#### Material

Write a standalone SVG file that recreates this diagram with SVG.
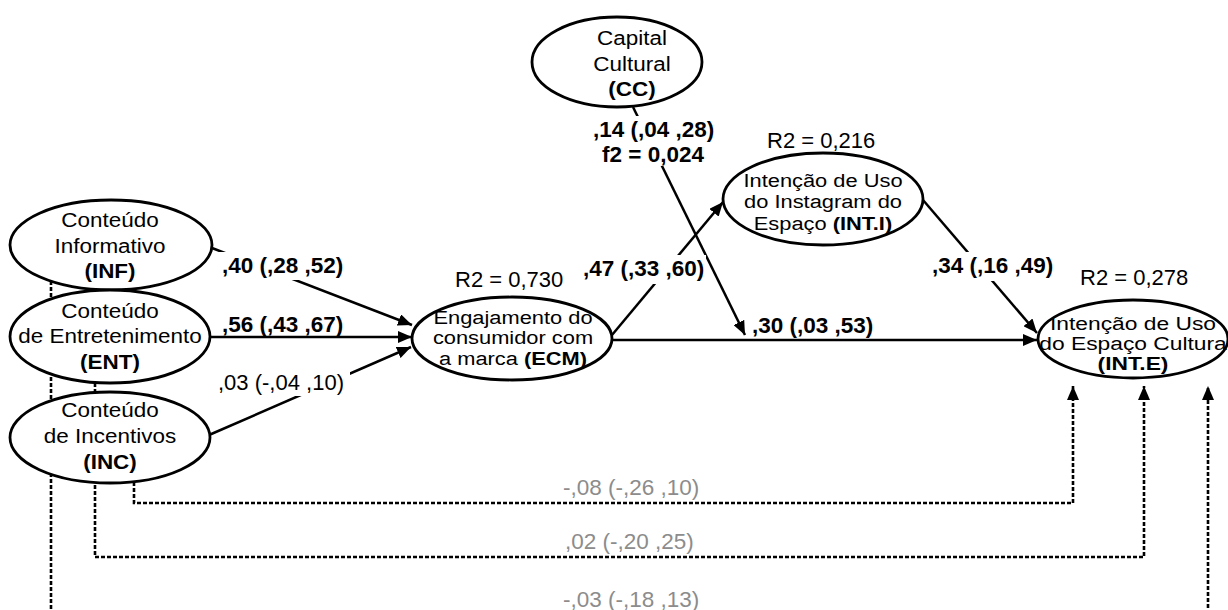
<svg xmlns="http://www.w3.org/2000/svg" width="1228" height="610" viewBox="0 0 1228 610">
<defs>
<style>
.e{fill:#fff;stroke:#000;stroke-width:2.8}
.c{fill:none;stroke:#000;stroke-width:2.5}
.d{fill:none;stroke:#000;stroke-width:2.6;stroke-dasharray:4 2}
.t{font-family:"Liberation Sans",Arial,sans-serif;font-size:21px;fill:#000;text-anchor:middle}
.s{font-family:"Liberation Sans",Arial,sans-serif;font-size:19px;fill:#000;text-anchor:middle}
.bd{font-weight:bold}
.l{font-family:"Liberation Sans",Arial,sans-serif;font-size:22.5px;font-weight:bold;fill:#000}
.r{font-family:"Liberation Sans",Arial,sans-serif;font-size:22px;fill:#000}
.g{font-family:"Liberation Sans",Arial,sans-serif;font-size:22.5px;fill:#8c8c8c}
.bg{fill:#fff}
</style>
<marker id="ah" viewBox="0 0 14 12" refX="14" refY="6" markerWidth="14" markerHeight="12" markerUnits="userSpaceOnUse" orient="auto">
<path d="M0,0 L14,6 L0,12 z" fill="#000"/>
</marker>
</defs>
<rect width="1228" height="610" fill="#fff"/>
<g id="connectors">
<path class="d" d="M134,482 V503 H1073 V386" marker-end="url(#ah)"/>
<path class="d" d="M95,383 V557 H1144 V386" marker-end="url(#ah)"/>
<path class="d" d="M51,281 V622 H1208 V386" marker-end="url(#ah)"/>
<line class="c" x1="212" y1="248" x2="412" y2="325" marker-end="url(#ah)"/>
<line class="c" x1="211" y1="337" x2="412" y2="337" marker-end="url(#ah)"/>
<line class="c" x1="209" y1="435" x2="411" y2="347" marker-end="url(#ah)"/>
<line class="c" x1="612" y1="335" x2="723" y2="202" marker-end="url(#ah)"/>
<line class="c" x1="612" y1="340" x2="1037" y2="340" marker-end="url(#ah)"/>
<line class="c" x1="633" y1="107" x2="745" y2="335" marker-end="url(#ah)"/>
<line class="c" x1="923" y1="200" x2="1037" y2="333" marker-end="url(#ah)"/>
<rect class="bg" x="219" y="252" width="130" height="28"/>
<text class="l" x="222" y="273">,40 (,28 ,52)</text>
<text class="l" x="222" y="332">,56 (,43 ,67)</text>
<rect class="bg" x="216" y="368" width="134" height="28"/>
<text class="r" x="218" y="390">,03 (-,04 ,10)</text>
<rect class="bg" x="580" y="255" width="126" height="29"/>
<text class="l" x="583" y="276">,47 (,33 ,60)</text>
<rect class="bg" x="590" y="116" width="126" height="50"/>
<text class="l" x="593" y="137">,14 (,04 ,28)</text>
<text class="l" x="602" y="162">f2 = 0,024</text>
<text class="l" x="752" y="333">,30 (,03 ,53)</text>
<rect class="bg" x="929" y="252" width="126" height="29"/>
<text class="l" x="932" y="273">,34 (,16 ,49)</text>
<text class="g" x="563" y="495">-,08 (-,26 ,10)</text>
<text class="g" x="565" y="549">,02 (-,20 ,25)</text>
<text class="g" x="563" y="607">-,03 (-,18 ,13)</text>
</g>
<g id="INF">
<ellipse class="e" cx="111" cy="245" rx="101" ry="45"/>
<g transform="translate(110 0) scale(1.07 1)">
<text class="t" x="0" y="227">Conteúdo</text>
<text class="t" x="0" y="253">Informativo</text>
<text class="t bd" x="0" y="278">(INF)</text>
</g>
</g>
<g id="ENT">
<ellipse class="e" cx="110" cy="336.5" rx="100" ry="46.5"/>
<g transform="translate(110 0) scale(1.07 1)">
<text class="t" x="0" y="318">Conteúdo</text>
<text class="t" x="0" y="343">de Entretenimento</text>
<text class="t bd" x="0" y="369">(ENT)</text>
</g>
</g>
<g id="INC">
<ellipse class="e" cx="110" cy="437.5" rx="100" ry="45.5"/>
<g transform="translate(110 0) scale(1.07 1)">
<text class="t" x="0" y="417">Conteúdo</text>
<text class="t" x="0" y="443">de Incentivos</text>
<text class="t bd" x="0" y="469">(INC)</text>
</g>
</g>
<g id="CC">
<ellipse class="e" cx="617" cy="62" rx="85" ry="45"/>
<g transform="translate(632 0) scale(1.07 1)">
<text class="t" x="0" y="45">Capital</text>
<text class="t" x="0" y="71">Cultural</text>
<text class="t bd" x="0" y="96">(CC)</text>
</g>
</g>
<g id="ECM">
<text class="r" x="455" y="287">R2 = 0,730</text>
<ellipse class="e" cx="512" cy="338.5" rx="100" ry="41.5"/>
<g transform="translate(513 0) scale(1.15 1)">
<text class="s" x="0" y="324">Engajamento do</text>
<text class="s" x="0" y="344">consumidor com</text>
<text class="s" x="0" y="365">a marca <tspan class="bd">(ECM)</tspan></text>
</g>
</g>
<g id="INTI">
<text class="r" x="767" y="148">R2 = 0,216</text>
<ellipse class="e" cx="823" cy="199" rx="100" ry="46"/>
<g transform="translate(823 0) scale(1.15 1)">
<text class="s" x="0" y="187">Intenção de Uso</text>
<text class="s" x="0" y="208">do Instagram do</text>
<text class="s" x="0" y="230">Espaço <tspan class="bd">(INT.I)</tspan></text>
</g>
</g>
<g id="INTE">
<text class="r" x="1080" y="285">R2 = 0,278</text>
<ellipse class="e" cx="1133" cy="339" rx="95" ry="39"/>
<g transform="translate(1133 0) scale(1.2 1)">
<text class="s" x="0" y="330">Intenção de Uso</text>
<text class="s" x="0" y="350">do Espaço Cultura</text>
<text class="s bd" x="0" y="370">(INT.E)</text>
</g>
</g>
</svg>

########

Task brief: Without the pictures, transcribe the listing above exactly.

Answer for the task:
Write a standalone SVG file that recreates this diagram with SVG.
<svg xmlns="http://www.w3.org/2000/svg" width="1228" height="610" viewBox="0 0 1228 610">
<defs>
<style>
.e{fill:#fff;stroke:#000;stroke-width:2.8}
.c{fill:none;stroke:#000;stroke-width:2.5}
.d{fill:none;stroke:#000;stroke-width:2.6;stroke-dasharray:4 2}
.t{font-family:"Liberation Sans",Arial,sans-serif;font-size:21px;fill:#000;text-anchor:middle}
.s{font-family:"Liberation Sans",Arial,sans-serif;font-size:19px;fill:#000;text-anchor:middle}
.bd{font-weight:bold}
.l{font-family:"Liberation Sans",Arial,sans-serif;font-size:22.5px;font-weight:bold;fill:#000}
.r{font-family:"Liberation Sans",Arial,sans-serif;font-size:22px;fill:#000}
.g{font-family:"Liberation Sans",Arial,sans-serif;font-size:22.5px;fill:#8c8c8c}
.bg{fill:#fff}
</style>
<marker id="ah" viewBox="0 0 14 12" refX="14" refY="6" markerWidth="14" markerHeight="12" markerUnits="userSpaceOnUse" orient="auto">
<path d="M0,0 L14,6 L0,12 z" fill="#000"/>
</marker>
</defs>
<rect width="1228" height="610" fill="#fff"/>
<g id="connectors">
<path class="d" d="M134,482 V503 H1073 V386" marker-end="url(#ah)"/>
<path class="d" d="M95,383 V557 H1144 V386" marker-end="url(#ah)"/>
<path class="d" d="M51,281 V622 H1208 V386" marker-end="url(#ah)"/>
<line class="c" x1="212" y1="248" x2="412" y2="325" marker-end="url(#ah)"/>
<line class="c" x1="211" y1="337" x2="412" y2="337" marker-end="url(#ah)"/>
<line class="c" x1="209" y1="435" x2="411" y2="347" marker-end="url(#ah)"/>
<line class="c" x1="612" y1="335" x2="723" y2="202" marker-end="url(#ah)"/>
<line class="c" x1="612" y1="340" x2="1037" y2="340" marker-end="url(#ah)"/>
<line class="c" x1="633" y1="107" x2="745" y2="335" marker-end="url(#ah)"/>
<line class="c" x1="923" y1="200" x2="1037" y2="333" marker-end="url(#ah)"/>
<rect class="bg" x="219" y="252" width="130" height="28"/>
<text class="l" x="222" y="273">,40 (,28 ,52)</text>
<text class="l" x="222" y="332">,56 (,43 ,67)</text>
<rect class="bg" x="216" y="368" width="134" height="28"/>
<text class="r" x="218" y="390">,03 (-,04 ,10)</text>
<rect class="bg" x="580" y="255" width="126" height="29"/>
<text class="l" x="583" y="276">,47 (,33 ,60)</text>
<rect class="bg" x="590" y="116" width="126" height="50"/>
<text class="l" x="593" y="137">,14 (,04 ,28)</text>
<text class="l" x="602" y="162">f2 = 0,024</text>
<text class="l" x="752" y="333">,30 (,03 ,53)</text>
<rect class="bg" x="929" y="252" width="126" height="29"/>
<text class="l" x="932" y="273">,34 (,16 ,49)</text>
<text class="g" x="563" y="495">-,08 (-,26 ,10)</text>
<text class="g" x="565" y="549">,02 (-,20 ,25)</text>
<text class="g" x="563" y="607">-,03 (-,18 ,13)</text>
</g>
<g id="INF">
<ellipse class="e" cx="111" cy="245" rx="101" ry="45"/>
<g transform="translate(110 0) scale(1.07 1)">
<text class="t" x="0" y="227">Conteúdo</text>
<text class="t" x="0" y="253">Informativo</text>
<text class="t bd" x="0" y="278">(INF)</text>
</g>
</g>
<g id="ENT">
<ellipse class="e" cx="110" cy="336.5" rx="100" ry="46.5"/>
<g transform="translate(110 0) scale(1.07 1)">
<text class="t" x="0" y="318">Conteúdo</text>
<text class="t" x="0" y="343">de Entretenimento</text>
<text class="t bd" x="0" y="369">(ENT)</text>
</g>
</g>
<g id="INC">
<ellipse class="e" cx="110" cy="437.5" rx="100" ry="45.5"/>
<g transform="translate(110 0) scale(1.07 1)">
<text class="t" x="0" y="417">Conteúdo</text>
<text class="t" x="0" y="443">de Incentivos</text>
<text class="t bd" x="0" y="469">(INC)</text>
</g>
</g>
<g id="CC">
<ellipse class="e" cx="617" cy="62" rx="85" ry="45"/>
<g transform="translate(632 0) scale(1.07 1)">
<text class="t" x="0" y="45">Capital</text>
<text class="t" x="0" y="71">Cultural</text>
<text class="t bd" x="0" y="96">(CC)</text>
</g>
</g>
<g id="ECM">
<text class="r" x="455" y="287">R2 = 0,730</text>
<ellipse class="e" cx="512" cy="338.5" rx="100" ry="41.5"/>
<g transform="translate(513 0) scale(1.15 1)">
<text class="s" x="0" y="324">Engajamento do</text>
<text class="s" x="0" y="344">consumidor com</text>
<text class="s" x="0" y="365">a marca <tspan class="bd">(ECM)</tspan></text>
</g>
</g>
<g id="INTI">
<text class="r" x="767" y="148">R2 = 0,216</text>
<ellipse class="e" cx="823" cy="199" rx="100" ry="46"/>
<g transform="translate(823 0) scale(1.15 1)">
<text class="s" x="0" y="187">Intenção de Uso</text>
<text class="s" x="0" y="208">do Instagram do</text>
<text class="s" x="0" y="230">Espaço <tspan class="bd">(INT.I)</tspan></text>
</g>
</g>
<g id="INTE">
<text class="r" x="1080" y="285">R2 = 0,278</text>
<ellipse class="e" cx="1133" cy="339" rx="95" ry="39"/>
<g transform="translate(1133 0) scale(1.2 1)">
<text class="s" x="0" y="330">Intenção de Uso</text>
<text class="s" x="0" y="350">do Espaço Cultura</text>
<text class="s bd" x="0" y="370">(INT.E)</text>
</g>
</g>
</svg>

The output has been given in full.